■ **Plotting code records**:
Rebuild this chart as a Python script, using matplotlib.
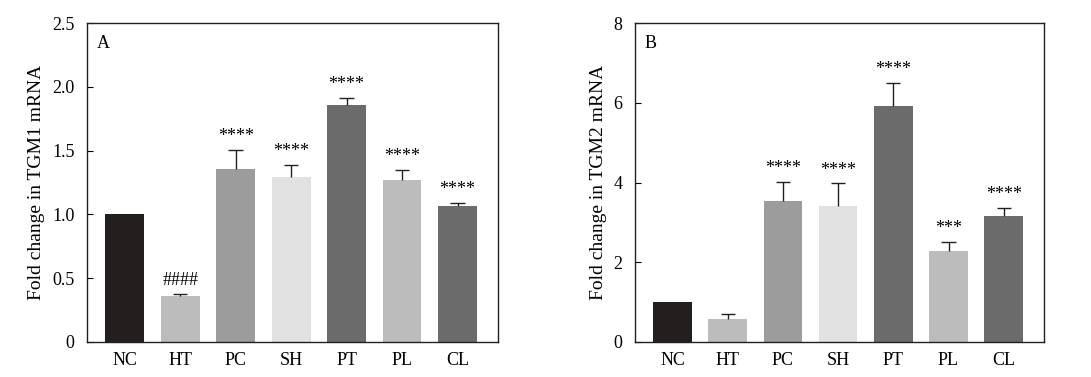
import matplotlib.pyplot as plt

plt.rcParams['font.family'] = ['Liberation Serif', 'DejaVu Serif']

groups = ['NC', 'HT', 'PC', 'SH', 'PT', 'PL', 'CL']
colors = ['#231f1e', '#bbbcbb', '#9b9c9b', '#e1e1e1', '#6b6b6b', '#bbbcbb', '#6b6b6b']

tgm1 = [1.0, 0.363, 1.355, 1.293, 1.855, 1.27, 1.066]
tgm1_err = [0.0, 0.017, 0.15, 0.098, 0.06, 0.078, 0.025]
tgm1_marks = ['', '####', '****', '****', '****', '****', '****']

tgm2 = [1.0, 0.58, 3.54, 3.41, 5.92, 2.29, 3.16]
tgm2_err = [0.0, 0.12, 0.47, 0.57, 0.58, 0.23, 0.20]
tgm2_marks = ['', '', '****', '****', '****', '***', '****']


def panel(ax, vals, errs, marks, ymax, yticks, yticklabels, ylabel, letter):
    x = list(range(len(groups)))
    ax.bar(x, vals, width=0.7, color=colors, zorder=2)
    # upper-only error bars, cap on top
    for i, (v, e, m) in enumerate(zip(vals, errs, marks)):
        if e > 0:
            ax.vlines(i, v, v + e, color='#231f1e', lw=1, zorder=3)
            ax.hlines(v + e, i - 0.13, i + 0.13, color='#231f1e', lw=1, zorder=3)
        if m:
            ax.text(i, v + e + ymax * 0.015, m, ha='center', va='bottom', fontsize=13)
    ax.set_xlim(-0.68, 6.73)
    ax.set_ylim(0, ymax)
    ax.set_xticks(x)
    ax.set_xticklabels(groups, fontsize=13)
    ax.tick_params(axis='x', length=0, pad=7)
    ax.set_yticks(yticks)
    ax.set_yticklabels(yticklabels, fontsize=13)
    ax.tick_params(axis='y', direction='in', length=4, pad=9)
    ax.set_ylabel(ylabel, fontsize=14, labelpad=5)
    ax.text(10 / 411, 1 - 12 / 319, letter, transform=ax.transAxes, fontsize=13, va='top')
    for s in ax.spines.values():
        s.set_linewidth(1)
        s.set_color('#231f1e')


fig = plt.figure(figsize=(10.91, 3.77), dpi=100)
ax1 = fig.add_axes([87 / 1091, 35 / 377, 411 / 1091, 319 / 377])
ax2 = fig.add_axes([635 / 1091, 35 / 377, 409 / 1091, 319 / 377])

panel(ax1, tgm1, tgm1_err, tgm1_marks, 2.5, [0, 0.5, 1.0, 1.5, 2.0, 2.5],
      ['0', '0.5', '1.0', '1.5', '2.0', '2.5'], 'Fold change in TGM1 mRNA', 'A')
panel(ax2, tgm2, tgm2_err, tgm2_marks, 8, [0, 2, 4, 6, 8],
      ['0', '2', '4', '6', '8'], 'Fold change in TGM2 mRNA', 'B')

fig.savefig('out.png', dpi=100)
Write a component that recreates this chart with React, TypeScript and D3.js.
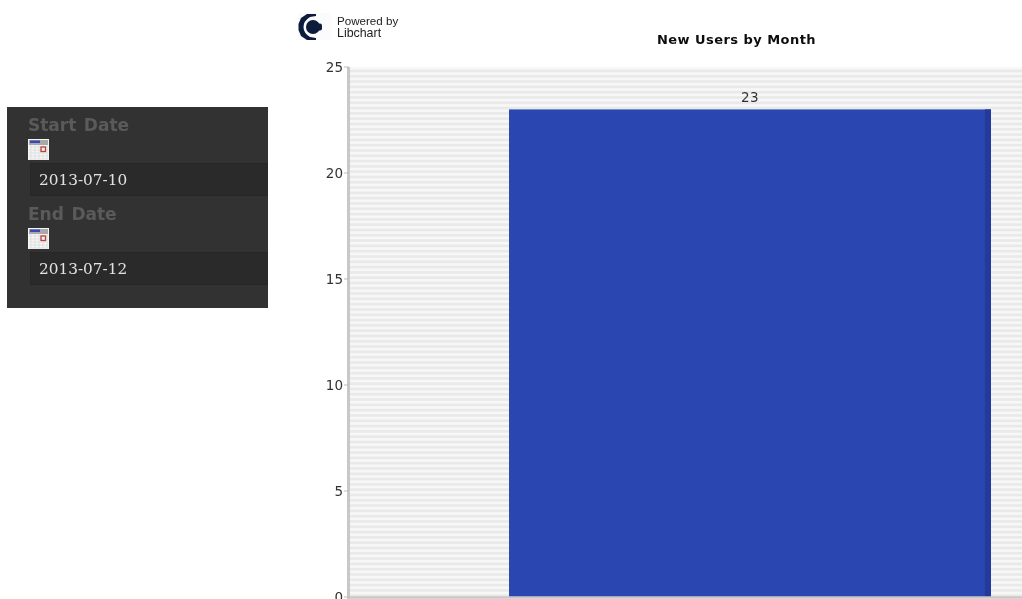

■ **INSTRUCTION**: Starting with the first line of the data above and ending with the line containing "tgm2_marks = ['', '', '****', '****', '****', '***', '****']", please restate every line exactly, leaving images out.

■ **EXERCISE SOLUTION**:
Rebuild this chart as a Python script, using matplotlib.
import matplotlib.pyplot as plt

plt.rcParams['font.family'] = ['Liberation Serif', 'DejaVu Serif']

groups = ['NC', 'HT', 'PC', 'SH', 'PT', 'PL', 'CL']
colors = ['#231f1e', '#bbbcbb', '#9b9c9b', '#e1e1e1', '#6b6b6b', '#bbbcbb', '#6b6b6b']

tgm1 = [1.0, 0.363, 1.355, 1.293, 1.855, 1.27, 1.066]
tgm1_err = [0.0, 0.017, 0.15, 0.098, 0.06, 0.078, 0.025]
tgm1_marks = ['', '####', '****', '****', '****', '****', '****']

tgm2 = [1.0, 0.58, 3.54, 3.41, 5.92, 2.29, 3.16]
tgm2_err = [0.0, 0.12, 0.47, 0.57, 0.58, 0.23, 0.20]
tgm2_marks = ['', '', '****', '****', '****', '***', '****']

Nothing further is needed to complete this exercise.